Published online by Cambridge University Press: 06 January 2010
The religious geography of eighteenth-century Ireland was largely the product of land confiscations, population migrations and the colonising policies of Tudor and Stuart monarchs. In the seventeenth century nowhere else in Europe (with the possible exception of Bohemia where the entire Protestant gentry class was expropriated) experienced such a dramatic inward population movement or such an upheaval in the religious composition of its landowning elite. In 1600 more than 80 per cent of Irish land was owned by Roman Catholics, but by 1700 this proportion had fallen to around 14 per cent and was still falling. Nowhere was the impact of such changes more evident than in the ancient province of Ulster which received large numbers of Anglican and Presbyterian settlers. Religion, land ownership and ethnic identity were thus at the centre of profound divisions in Ulster society, which by the eighteenth century had a luxuriant tradition of historical conflict upon which to draw.
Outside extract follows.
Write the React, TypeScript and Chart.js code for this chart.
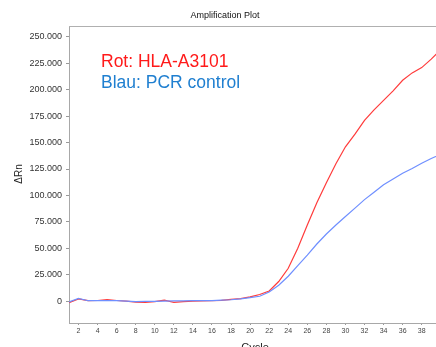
import React, { useEffect, useRef } from "react";
import { Chart, registerables } from "chart.js";

Chart.register(...registerables);

const cycles: number[] = Array.from({ length: 40 }, (_, i) => i + 1);

const redValues: number[] = [
  -1500, 2000, 300, 500, 1300, 500, 0, -1000, -1200, -600,
  800, -1300, -500, 0, 200, 300, 600, 1500, 2200, 4000,
  6200, 9500, 18500, 31000, 50000, 72000, 93000, 112000, 130000, 146000,
  158000, 171000, 181000, 190000, 199000, 209000, 216000, 221000, 229000, 238000,
];

const blueValues: number[] = [
  -800, 2500, 300, 300, 500, 300, 0, -500, -400, -300,
  0, 200, 200, 300, 300, 300, 800, 1200, 2000, 3200,
  4500, 8500, 15000, 23500, 33500, 43500, 54000, 63500, 72000, 80000,
  88000, 96000, 103000, 110000, 115500, 121000, 125500, 130500, 135000, 139000,
];

const xTicks: number[] = [2, 4, 6, 8, 10, 12, 14, 16, 18, 20, 22, 24, 26, 28, 30, 32, 34, 36, 38];
const yTicks: number[] = [0, 25000, 50000, 75000, 100000, 125000, 150000, 175000, 200000, 225000, 250000];

const titleText = "Amplification Plot";
const yTitle = "ΔRn";
const xTitle = "Cycle";
const legendRed = "Rot: HLA-A3101";
const legendBlue = "Blau: PCR control";

const fmt = (v: number) =>
  v === 0 ? "0" : (v / 1000).toFixed(0) + ".000";

export default function App() {
  const ref = useRef<HTMLCanvasElement | null>(null);

  useEffect(() => {
    if (!ref.current) return;
    const textPlugin = {
      id: "texts",
      afterDraw(chart: any) {
        const ctx = chart.ctx;
        const a = chart.chartArea;
        ctx.save();
        // top frame line
        ctx.strokeStyle = "#b0b0b0";
        ctx.lineWidth = 1;
        ctx.beginPath();
        ctx.moveTo(a.left, a.top + 0.5);
        ctx.lineTo(chart.width, a.top + 0.5);
        ctx.stroke();
        // title
        ctx.fillStyle = "#111";
        ctx.font = "9px 'Liberation Sans', Arial, sans-serif";
        ctx.textAlign = "center";
        ctx.textBaseline = "middle";
        ctx.fillText(titleText, 225, 16);
        // y title
        ctx.font = "10px 'Liberation Sans', Arial, sans-serif";
        ctx.fillStyle = "#222";
        ctx.save();
        ctx.translate(19, 174);
        ctx.rotate(-Math.PI / 2);
        ctx.fillText(yTitle, 0, 0);
        ctx.restore();
        // x title
        ctx.font = "11px 'Liberation Sans', Arial, sans-serif";
        ctx.fillText(xTitle, 255, 348);
        // legend texts
        ctx.textAlign = "left";
        ctx.textBaseline = "alphabetic";
        ctx.font = "17.5px 'Liberation Sans', Arial, sans-serif";
        ctx.fillStyle = "#ff1a1a";
        ctx.fillText(legendRed, 101, 67);
        ctx.fillStyle = "#1f7fd0";
        ctx.fillText(legendBlue, 101, 88);
        ctx.restore();
      },
    };

    const chart = new Chart(ref.current, {
      type: "line",
      data: {
        datasets: [
          {
            label: "blue",
            data: cycles.map((c, i) => ({ x: c, y: blueValues[i] })),
            borderColor: "#6f8fff",
            borderWidth: 1.2,
            pointRadius: 0,
            tension: 0,
          },
          {
            label: "red",
            data: cycles.map((c, i) => ({ x: c, y: redValues[i] })),
            borderColor: "#ff3b3b",
            borderWidth: 1.2,
            pointRadius: 0,
            tension: 0,
          },
        ],
      },
      options: {
        responsive: false,
        animation: false,
        layout: { padding: { top: 26, right: 0, left: 0, bottom: 0 } },
        plugins: {
          legend: { display: false },
          tooltip: { enabled: false },
          title: { display: false },
        },
        scales: {
          x: {
            type: "linear",
            min: 1,
            max: 39.5,
            afterFit: (s: any) => {
              s.height = 24;
            },
            afterBuildTicks: (s: any) => {
              s.ticks = xTicks.map((v) => ({ value: v }));
            },
            grid: {
              display: true,
              drawOnChartArea: false,
              drawTicks: true,
              tickLength: 2,
              color: "#999",
            },
            border: { display: true, color: "#a8a8a8", width: 1 },
            ticks: {
              font: { size: 7, family: "'Liberation Sans', Arial, sans-serif" },
              color: "#444",
              padding: 2,
              maxRotation: 0,
              autoSkip: false,
            },
          },
          y: {
            type: "linear",
            min: -20800,
            max: 260400,
            afterFit: (s: any) => {
              s.width = 69;
            },
            afterBuildTicks: (s: any) => {
              s.ticks = yTicks.map((v) => ({ value: v }));
            },
            grid: {
              display: true,
              drawOnChartArea: false,
              drawTicks: true,
              tickLength: 3,
              color: "#999",
            },
            border: { display: true, color: "#a8a8a8", width: 1 },
            ticks: {
              font: { size: 9, family: "'Liberation Sans', Arial, sans-serif" },
              color: "#333",
              padding: 4,
              callback: (v: any) => fmt(Number(v)),
            },
          },
        },
      },
      plugins: [textPlugin],
    } as any);
    return () => chart.destroy();
  }, []);

  return (
    <div style={{ position: "fixed", left: 0, top: 0, width: 436, height: 347, overflow: "hidden", background: "#fff" }}>
      <canvas ref={ref} width={436} height={347} />
    </div>
  );
}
The fact that the Church of Ireland was the Established Church of a landed minority, that Ulster Presbyterianism was virtually a state within a state, and that Roman Catholicism was the creed of a defeated race ensured that the province's religious life would have more than its fair share of turbulence. To some extent this was eased in the first half of the eighteenth century by the relative stability of Hanoverian rule and by the fact that each of the major religious denominations ministered to pre-assigned communities and only occasionally attempted any kind of controversial proselytism.
Nevertheless, as the high immigration statistics show, social, economic and religious grievances were never far from the surface.